### The request
The line holding "import seaborn as sns" is the last one to output; start at the first line of the data, keep every line in between exactly, and leave out pictures.

### Supplied material
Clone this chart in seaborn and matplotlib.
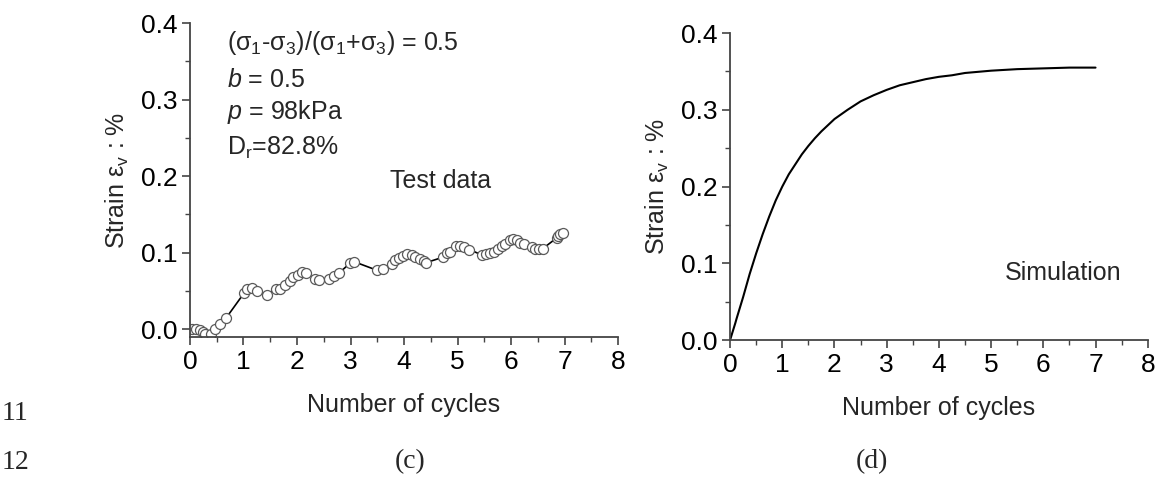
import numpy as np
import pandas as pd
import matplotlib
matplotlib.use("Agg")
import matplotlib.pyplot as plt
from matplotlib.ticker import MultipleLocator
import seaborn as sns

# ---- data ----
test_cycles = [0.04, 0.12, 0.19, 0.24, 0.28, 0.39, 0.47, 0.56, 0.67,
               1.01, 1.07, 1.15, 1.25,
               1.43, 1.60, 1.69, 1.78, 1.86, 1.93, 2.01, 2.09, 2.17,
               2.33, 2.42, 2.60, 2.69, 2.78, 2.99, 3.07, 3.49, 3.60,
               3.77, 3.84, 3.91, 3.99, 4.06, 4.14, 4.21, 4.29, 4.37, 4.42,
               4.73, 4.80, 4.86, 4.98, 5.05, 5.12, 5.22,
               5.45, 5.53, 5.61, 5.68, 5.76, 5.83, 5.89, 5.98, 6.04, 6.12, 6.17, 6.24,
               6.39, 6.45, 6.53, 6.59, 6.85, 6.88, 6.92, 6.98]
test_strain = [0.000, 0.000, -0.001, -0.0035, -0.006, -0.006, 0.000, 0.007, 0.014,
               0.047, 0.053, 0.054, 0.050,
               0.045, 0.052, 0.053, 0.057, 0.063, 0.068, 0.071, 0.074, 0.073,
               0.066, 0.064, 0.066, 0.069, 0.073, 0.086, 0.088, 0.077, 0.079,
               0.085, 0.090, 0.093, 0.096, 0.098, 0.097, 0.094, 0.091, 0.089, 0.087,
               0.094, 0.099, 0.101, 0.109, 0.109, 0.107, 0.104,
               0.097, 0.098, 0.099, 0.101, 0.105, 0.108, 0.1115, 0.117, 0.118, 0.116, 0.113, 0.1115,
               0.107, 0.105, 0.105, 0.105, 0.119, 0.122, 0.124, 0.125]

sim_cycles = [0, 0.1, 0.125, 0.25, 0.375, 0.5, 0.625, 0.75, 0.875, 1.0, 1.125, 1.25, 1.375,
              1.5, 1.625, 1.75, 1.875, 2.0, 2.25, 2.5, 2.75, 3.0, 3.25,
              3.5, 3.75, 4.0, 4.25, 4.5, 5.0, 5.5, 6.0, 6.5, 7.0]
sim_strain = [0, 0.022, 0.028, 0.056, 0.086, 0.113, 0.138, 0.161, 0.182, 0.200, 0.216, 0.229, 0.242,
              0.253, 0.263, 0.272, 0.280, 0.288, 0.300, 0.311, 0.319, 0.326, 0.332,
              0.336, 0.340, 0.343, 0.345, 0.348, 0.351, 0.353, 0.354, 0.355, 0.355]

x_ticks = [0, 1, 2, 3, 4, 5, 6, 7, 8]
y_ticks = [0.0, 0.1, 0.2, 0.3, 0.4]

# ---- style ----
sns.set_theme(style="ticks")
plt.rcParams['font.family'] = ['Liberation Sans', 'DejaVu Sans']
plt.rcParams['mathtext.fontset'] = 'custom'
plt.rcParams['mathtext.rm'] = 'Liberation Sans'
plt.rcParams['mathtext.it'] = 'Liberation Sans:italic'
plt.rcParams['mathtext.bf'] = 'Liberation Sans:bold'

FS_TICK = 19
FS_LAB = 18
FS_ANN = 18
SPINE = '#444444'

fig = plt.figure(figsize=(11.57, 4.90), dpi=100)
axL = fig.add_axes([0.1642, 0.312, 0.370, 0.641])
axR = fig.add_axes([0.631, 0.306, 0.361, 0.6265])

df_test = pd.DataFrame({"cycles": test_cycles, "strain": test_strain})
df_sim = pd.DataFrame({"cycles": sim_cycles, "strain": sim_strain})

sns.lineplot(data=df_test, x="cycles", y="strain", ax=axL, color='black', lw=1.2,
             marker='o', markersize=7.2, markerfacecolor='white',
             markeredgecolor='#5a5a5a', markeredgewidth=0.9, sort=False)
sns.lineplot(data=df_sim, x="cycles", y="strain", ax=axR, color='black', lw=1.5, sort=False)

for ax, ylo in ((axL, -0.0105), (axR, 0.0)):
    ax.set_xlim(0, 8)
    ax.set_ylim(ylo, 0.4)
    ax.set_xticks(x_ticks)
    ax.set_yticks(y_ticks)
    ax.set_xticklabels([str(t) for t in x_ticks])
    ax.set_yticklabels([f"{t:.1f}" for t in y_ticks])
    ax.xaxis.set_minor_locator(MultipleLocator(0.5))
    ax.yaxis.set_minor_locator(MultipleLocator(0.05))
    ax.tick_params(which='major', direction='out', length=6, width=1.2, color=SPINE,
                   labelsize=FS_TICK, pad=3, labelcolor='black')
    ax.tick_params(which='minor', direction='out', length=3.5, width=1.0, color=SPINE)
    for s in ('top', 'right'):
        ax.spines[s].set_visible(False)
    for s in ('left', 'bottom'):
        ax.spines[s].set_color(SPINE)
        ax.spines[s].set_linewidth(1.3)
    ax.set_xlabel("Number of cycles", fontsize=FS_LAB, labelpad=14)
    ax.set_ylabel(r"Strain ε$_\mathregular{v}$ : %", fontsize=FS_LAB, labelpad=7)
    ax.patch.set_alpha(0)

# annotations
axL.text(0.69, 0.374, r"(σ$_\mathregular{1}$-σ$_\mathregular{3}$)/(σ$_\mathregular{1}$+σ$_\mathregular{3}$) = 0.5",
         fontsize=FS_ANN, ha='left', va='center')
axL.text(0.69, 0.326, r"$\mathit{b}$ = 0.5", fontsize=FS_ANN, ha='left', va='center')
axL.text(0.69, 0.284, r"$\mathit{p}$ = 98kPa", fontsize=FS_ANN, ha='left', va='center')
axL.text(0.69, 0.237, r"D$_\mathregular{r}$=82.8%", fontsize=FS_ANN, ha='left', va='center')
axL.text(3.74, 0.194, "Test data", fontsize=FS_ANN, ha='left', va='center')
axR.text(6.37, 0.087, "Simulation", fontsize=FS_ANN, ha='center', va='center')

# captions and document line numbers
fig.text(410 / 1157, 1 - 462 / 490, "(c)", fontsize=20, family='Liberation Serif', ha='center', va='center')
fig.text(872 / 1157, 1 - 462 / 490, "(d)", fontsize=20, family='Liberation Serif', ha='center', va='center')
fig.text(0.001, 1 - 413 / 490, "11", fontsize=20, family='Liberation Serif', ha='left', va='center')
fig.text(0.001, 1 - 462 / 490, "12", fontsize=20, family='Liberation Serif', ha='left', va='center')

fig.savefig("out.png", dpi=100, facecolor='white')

### Task solution
Clone this chart in seaborn and matplotlib.
import numpy as np
import pandas as pd
import matplotlib
matplotlib.use("Agg")
import matplotlib.pyplot as plt
from matplotlib.ticker import MultipleLocator
import seaborn as sns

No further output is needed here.